Appellant next claims that, at resentencing, the trial judge erroneously placed limitations on his presentation of evidence concerning the events which resulted in his 1969 conviction of a felony involving violence to his first wife's sister. This conviction constitutes a statutory aggravating circumstance under section 921.141(5)(b), Florida Statutes (1979). At the original sentencing *1035 hearing in 1974, the state presented evidence of the aggravated assault conviction, consisting of the testimony of the victims in the incident, Betty Ann Phillips (Harvard's first wife) and her sister, Mary Jane Sweat. Ms.
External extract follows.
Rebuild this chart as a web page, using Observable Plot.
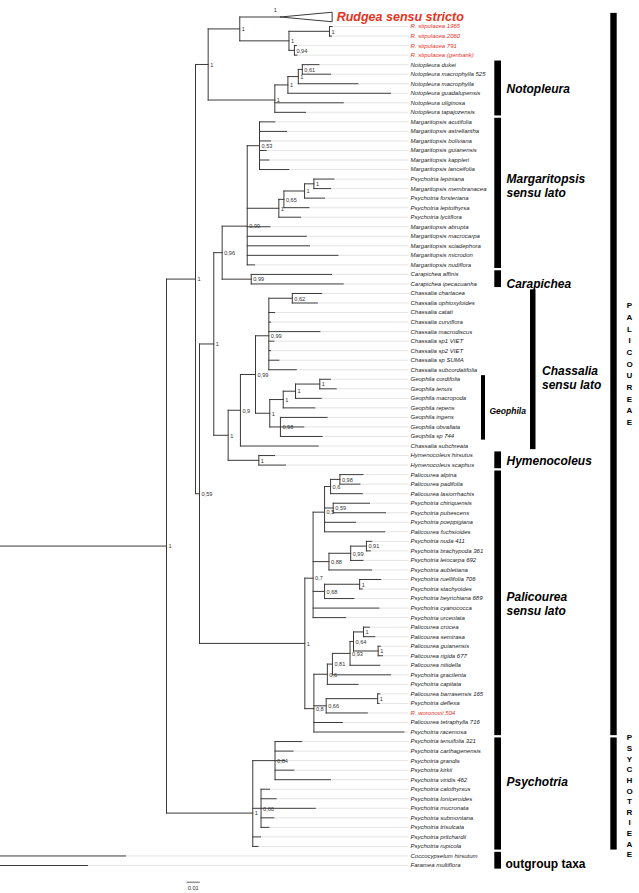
<!DOCTYPE html>
<html><head><meta charset="utf-8">
<script src="https://cdn.jsdelivr.net/npm/d3@7"></script>
<script src="https://cdn.jsdelivr.net/npm/@observablehq/plot@0.6"></script>
<style>html,body{margin:0;padding:0;background:#fff;overflow:hidden}</style>
</head><body><div id="chart"></div>
<script>
// ---------- DATA: clades as Newick strings (branch lengths in substitutions/site, node labels = posterior support) ----------
const rudgea = "('Rudgea sensu stricto':0.0305,(('R. stipulacea 1965':0.0019,'R. stipulacea 2060':0.0015)1:0.0304,('R. stipulacea 791':0.0015,'R. stipulacea (genbank)':0.0019)0.94:0.0041)1:0.0369)1:0.0237";
const notopleura = "(((('Notopleura dukei':0.0125,'Notopleura macrophylla 525':0.0212)0.61:0.0030,'Notopleura macrophylla':0.0447)1:0.0078,'Notopleura guadalupensis':0.0770)1:0.0098,'Notopleura uliginosa':0.0513,'Notopleura tapajozensis':0.0230)1:0.0500";
const margaritopsis = "(('Margaritopsis acutifolia':0.0115,'Margaritopsis astrellantha':0.0203,'Margaritopsis boliviana':0.0083,'Margaritopsis guianensis':0.0050,'Margaritopsis kappleri':0.0070,'Margaritopsis lanceifolia':0.0220)0.53:0.0092,(((('Psychotria lepiniana':0.0150,'Margaritopsis membranacea':0.0125)1:0.0070,'Psychotria forsteriana':0.0150)1:0.0155,'Psychotria leptothyrsa':0.0188)0.65:0.0038,'Psychotria lyciiflora':0.0163)1:0.0237,'Margaritopsis abrupta':0.0170,'Margaritopsis macrocarpa':0.0443,'Margaritopsis sciadephora':0.0467,'Margaritopsis microdon':0.0680,'Margaritopsis nudiflora':0.0055)0.99:0.0188";
const carapichea = "('Carapichea affinis':0.0602,'Carapichea ipecacuanha':0.0690)0.99:0.0218";
const chassalia = "(('Chassalia chartacea':0.0220,'Chassalia ophioxyloides':0.0188)0.62:0.0176,'Chassalia catati':0.0043,'Chassalia curviflora':0.0013,'Chassalia macrodiscus':0.0383,'Chassalia sp1 VIET':0.0038,'Chassalia sp2 VIET':0.0013,'Chassalia sp SUMA':0.0075,'Chassalia subcordatifolia':0.0206)0.99:0.0100";
const geophila = "(((('Geophila cordifolia':0.0080,'Geophila tenuis':0.0123)1:0.0182,'Geophila macropoda':0.0193)1:0.0092,'Geophila repens':0.0237)1:0.0101,('Geophila ingens':0.0350,'Geophila obvallata':0.0175,'Geophila sp 744':0.0313)0.98:0.0080)1:0.0107";
const hymenocoleus = "('Hymenocoleus hirsutus':0.0118,'Hymenocoleus scaphus':0.0200)1:0.0230";
const palicoureaA = "((('Palicourea alpina':0.0173,'Palicourea padifolia':0.0150)0.98:0.0070,'Palicourea lasiorrhachis':0.0238)0.6:0.0045,('Psychotria chiriquensis':0.0272,'Psychotria pubescens':0.0392)0.59:0.0065,'Psychotria poeppigiana':0.0233,'Palicourea fuchsioides':0.0450)0.5:0.0086";
const palicoureaB = "((('Psychotria nuda 411':0.0040,'Psychotria brachypoda 361':0.0029)0.91:0.0118,'Psychotria leiocarpa 692':0.0092)0.99:0.0163,'Psychotria aubletiana':0.0320)0.88:0.0119";
const palicoureaC = "(('Psychotria ruellifolia 706':0.0158,'Psychotria stachyoides':0.0020)1:0.0263,'Psychotria beyrichiana 689':0.0220)0.68:0.0086";
const palicoureaD = "((((('Palicourea crocea':0.0044,'Palicourea semirasa':0.0085)1:0.0075,('Palicourea guianensis':0.0017,'Palicourea rigida 677':0.0032)1:0.0185)0.64:0.0026,'Palicourea nitidella':0.0223)0.93:0.0132,'Psychotria gracilenta':0.0437)0.81:0.0038,'Psychotria capitata':0.0230)0.6:0.0101";
const palicoureaE = "(('Palicourea barrasensis 165':0.0017,'Psychotria deflexa':0.0011)1:0.0386,'R. woronovii 504':0.0309)0.66:0.0092";
const psychotria = "(('Psychotria tenuifolia 321':0.0199,'Psychotria carthagenensis':0.0135,'Psychotria grandis':0.0074,'Psychotria kirkii':0.0141,'Psychotria viridis 462':0.0416)0.84:0.0167,('Psychotria calothyrsus':0.0064,'Psychotria loniceroides':0.0113,'Psychotria mucronata':0.0407,'Psychotria submontana':0.0096,'Psychotria trisulcata':0.0059)0.66:0.0062,'Psychotria pritchardii':0.0058,'Psychotria rupicola':0.0039)1:0.0647";
const outgroups = "'Coccocypselum hirsutum':0.10875,'Faramea multiflora':0.08025";

const palicoureaY1 = `(${palicoureaA},${palicoureaB},${palicoureaC},'Psychotria cyanococca':0.0494,'Psychotria urceolata':0.0244)0.7:0.0062`;
const palicoureaY2 = `(${palicoureaD},${palicoureaE},'Palicourea tetraphylla 716':0.0213,'Psychotria racemosa':0.0675)0.8:0.0068`;
const palicourea = `(${palicoureaY1},${palicoureaY2})1:0.0790`;
const chassaliaSL = `(((${chassalia},${geophila})0.99:0.0113,'Chassalia subchreata':0.0583)0.9:0.0092,${hymenocoleus})1:0.0108`;
const margCara = `(${margaritopsis},${carapichea})0.96:0.0063`;
const lower = `((${margCara},${chassaliaSL})1:0.0107,${palicourea})0.59:0.0030`;
const upper = `(${rudgea},${notopleura})1:0.0095`;
const treeNewick = `(((${upper},${lower})1:0.02175,${psychotria})1:0.1395,${outgroups});`;

// collapsed clade drawn as triangle
const collapsedTaxa = ["Rudgea sensu stricto"];
const collapsedDepth = [0.0388];
const collapsedSupport = [1];
// taxa printed in red
const redTaxa = ["Rudgea sensu stricto", "R. stipulacea 1965", "R. stipulacea 2060", "R. stipulacea 791", "R. stipulacea (genbank)", "R. woronovii 504"];

// groups (bracket bars)
const groupNames = ["Notopleura", "Margaritopsis\nsensu lato", "Carapichea", "Chassalia\nsensu lato", "Geophila", "Hymenocoleus", "Palicourea\nsensu lato", "Psychotria", "outgroup taxa"];
const groupFirst = ["Notopleura dukei", "Margaritopsis acutifolia", "Carapichea affinis", "Chassalia chartacea", "Geophila cordifolia", "Hymenocoleus hirsutus", "Palicourea alpina", "Psychotria tenuifolia 321", "Coccocypselum hirsutum"];
const groupLast = ["Notopleura tapajozensis", "Margaritopsis nudiflora", "Carapichea ipecacuanha", "Chassalia subchreata", "Geophila sp 744", "Hymenocoleus scaphus", "Psychotria racemosa", "Psychotria rupicola", "Faramea multiflora"];
const groupLevel = [1, 1, 1, 2, 0, 1, 1, 1, 1];
// tribes
const tribeNames = ["PALICOUREAE", "PSYCHOTRIEAE"];
const tribeFirst = ["Rudgea sensu stricto", "Psychotria tenuifolia 321"];
const tribeLast = ["Psychotria racemosa", "Psychotria rupicola"];
const scaleBarLength = 0.01;

// ---------- layout / style (pixels) ----------
const W = 639, H = 893;
const PX = 0.00075;               // substitutions per pixel
const rootPx = -20;               // root sits just left of the frame
const xOf = p => (p - rootPx) * PX;
const yTop = 16.5, yBottom = 865;
const yStep = (yBottom - yTop) / 89;
const labelPx = 410;
const levelBar = [[481, 485], [494.3, 501], [530, 535.5]];
const levelLabel = [489, 506, 541.5];
const levelFont = [8.5, 12, 12];
const labelNudge = {"Margaritopsis\nsensu lato": -8, "Carapichea": 4, "Chassalia\nsensu lato": 8, "Geophila": 3, "Psychotria": -12, "outgroup taxa": 3};
const tribeBar = [610.3, 616.7];
const tribeNudge = [-11.5, 1.5];
const tribeLine = [1.46, 1.33];
const RED = "#e8321e", INK = "#1c1c1c", LINE = "#3a3a3a";
const FONT = '"Liberation Sans", Arial, Helvetica, sans-serif';

// ---------- Newick parsing ----------
function parseNewick(s) {
  let i = 0;
  const ws = () => { while (i < s.length && /\s/.test(s[i])) i++; };
  function node() {
    ws();
    const n = {children: [], label: "", length: 0};
    if (s[i] === "(") {
      i++;
      n.children.push(node()); ws();
      while (s[i] === ",") { i++; n.children.push(node()); ws(); }
      i++; // ')'
    }
    ws();
    if (s[i] === "'") { i++; let t = ""; while (s[i] !== "'") t += s[i++]; i++; n.label = t; }
    else { let t = ""; while (i < s.length && !":,();".includes(s[i])) t += s[i++]; n.label = t.trim(); }
    ws();
    if (s[i] === ":") { i++; let t = ""; while (i < s.length && !",();".includes(s[i])) t += s[i++]; n.length = +t; }
    return n;
  }
  return node();
}

const root = parseNewick(treeNewick);
const nodes = [], leaves = [];
(function walk(n, parent) {
  n.parent = parent;
  n.depth = parent ? parent.depth + n.length : 0;
  nodes.push(n);
  if (!n.children.length) { n.y = leaves.length; leaves.push(n); }
  else {
    n.children.forEach(c => walk(c, n));
    n.y = d3.mean(n.children, c => c.y);
    n.y1 = d3.min(n.children, c => c.y);
    n.y2 = d3.max(n.children, c => c.y);
  }
})(root, null);
const leafIndex = new Map(leaves.map(l => [l.label, l.y]));
const internal = nodes.filter(n => n.children.length);
const supported = internal.filter(n => n.parent && n.label !== "");
const fmt = v => (+v === 1 ? "1" : String(+v).replace(".", ","));

const collapsed = collapsedTaxa.map((t, k) => {
  const leaf = leaves.find(l => l.label === t);
  return {leaf, len: collapsedDepth[k], support: collapsedSupport[k]};
});
const triangles = collapsed.flatMap((c, k) => {
  const x0 = c.leaf.depth, x1 = x0 + c.len, y = c.leaf.y;
  return [{k, x: x0, y}, {k, x: x1, y: y - 0.5}, {k, x: x1, y: y + 0.5}, {k, x: x0, y}];
});
const plainLeaves = leaves.filter(l => !collapsedTaxa.includes(l.label));

const groups = groupNames.map((name, k) => {
  const a = leafIndex.get(groupFirst[k]), b = leafIndex.get(groupLast[k]);
  return {name, a, b, level: groupLevel[k], mid: (a + b) / 2 + (labelNudge[name] || 0) / yStep};
});
const tribes = tribeNames.map((name, k) => {
  const a = leafIndex.get(tribeFirst[k]), b = leafIndex.get(tribeLast[k]);
  return {name, a, b, text: name.split("").join("\n"), mid: (a + b) / 2 + tribeNudge[k] / yStep, lh: tribeLine[k]};
});

const barY = 89 + (881.7 - yBottom) / yStep;
const scaleBar = [{x1: xOf(186), x2: xOf(186) + scaleBarLength, y: barY}];

const chart = Plot.plot({
  width: W, height: H, margin: 0,
  style: {fontFamily: FONT, background: "#fff"},
  x: {domain: [0, (W + 1 - rootPx) * PX], range: [rootPx, W + 1], axis: null},
  y: {domain: [0, 89], range: [yTop, yBottom], axis: null},
  marks: [
    // leader lines
    Plot.link(plainLeaves, {x1: "depth", x2: () => xOf(labelPx - 2), y1: "y", y2: "y", stroke: "#d2d2d2", strokeWidth: 0.6, clip: true}),
    // horizontal branches
    Plot.link(nodes.filter(n => n.parent), {x1: d => d.parent.depth, x2: "depth", y1: "y", y2: "y", stroke: LINE, strokeWidth: 1, strokeLinecap: "square", clip: true}),
    // vertical connectors
    Plot.link(internal, {x1: "depth", x2: "depth", y1: "y1", y2: "y2", stroke: LINE, strokeWidth: 1, strokeLinecap: "square", clip: true}),
    // collapsed clade triangle
    Plot.line(triangles, {x: "x", y: "y", z: "k", stroke: LINE, strokeWidth: 1}),
    Plot.text(collapsed, {x: d => d.leaf.depth, y: d => d.leaf.y, text: d => fmt(d.support), dx: -5, dy: -6.5, fontSize: 5.6, fill: "#333"}),
    Plot.text(collapsed, {x: d => d.leaf.depth + d.len, y: d => d.leaf.y, text: d => d.leaf.label, dx: 4.5, textAnchor: "start", fontSize: 12.5, fontWeight: "bold", fontStyle: "italic", fill: RED}),
    // support values
    Plot.text(supported, {x: "depth", y: "y", text: d => fmt(d.label), dx: 2, dy: 0.5, textAnchor: "start", fontSize: 5.6, fill: "#333"}),
    // leaf labels
    Plot.text(plainLeaves.filter(l => !redTaxa.includes(l.label)), {x: () => xOf(labelPx), y: "y", text: "label", textAnchor: "start", fontSize: 6, fontStyle: "italic", fill: INK}),
    Plot.text(plainLeaves.filter(l => redTaxa.includes(l.label)), {x: () => xOf(labelPx), y: "y", text: "label", textAnchor: "start", fontSize: 6, fontStyle: "italic", fill: RED}),
    // group bars
    Plot.rect(groups, {x1: d => xOf(levelBar[d.level][0]), x2: d => xOf(levelBar[d.level][1]), y1: d => d.a - 0.38, y2: d => d.b + 0.38, fill: "#000"}),
    ...[0, 1, 2].map(lv => Plot.text(groups.filter(g => g.level === lv && g.name !== "outgroup taxa"), {x: () => xOf(levelLabel[lv]), y: "mid", text: "name", textAnchor: "start", lineAnchor: "middle", lineHeight: 1.17, fontSize: levelFont[lv], fontWeight: "bold", fontStyle: "italic", fill: "#000"})),
    Plot.text(groups.filter(g => g.name === "outgroup taxa"), {x: () => xOf(levelLabel[1] - 1), y: "mid", text: "name", textAnchor: "start", fontSize: 12, fontWeight: "bold", fill: "#000"}),
    // tribe bars and letters
    Plot.rect(tribes, {x1: () => xOf(tribeBar[0]), x2: () => xOf(tribeBar[1]), y1: d => d.a - 0.38, y2: d => d.b + 0.38, fill: "#000"}),
    ...tribes.map(t => Plot.text([t], {x: () => xOf(629), y: "mid", text: "text", lineAnchor: "middle", lineHeight: t.lh, fontSize: 8, fontWeight: "bold", fill: "#000"})),
    // scale bar
    Plot.link(scaleBar, {x1: "x1", x2: "x2", y1: "y", y2: "y", stroke: LINE, strokeWidth: 0.8}),
    Plot.text(scaleBar, {x: d => (d.x1 + d.x2) / 2, y: "y", text: () => String(scaleBarLength), dy: 6, fontSize: 5.6, fill: "#333"})
  ]
});
document.getElementById("chart").appendChild(chart);
</script></body></html>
Phillips described the attack in her 1974 testimony:
A Well, we arrived at the house and we walked in and I had noticed the kids' suitcase sitting in the hall and knew something was wrong and we both just looked at each other. About that time Mr. Harvard stepped out of the side closet and he had a small pistol in his hand and he looked at me and said, "I told you the next time you took me back to court I would kill you" and Mary
Q Is that your sister?
A They started talking about his mother and I had talked to Mr. Harvard, too, about if I wanted us to go back together he would. Just by talking to him, I knew what he was there for, and they kept on, Mary, arguing about his mother, that he told her that she had called him and told her things that weren't true and Mary said she called his mother and told her about how he was acting. And that was all that she had said to his mother. And, about that time, Mr.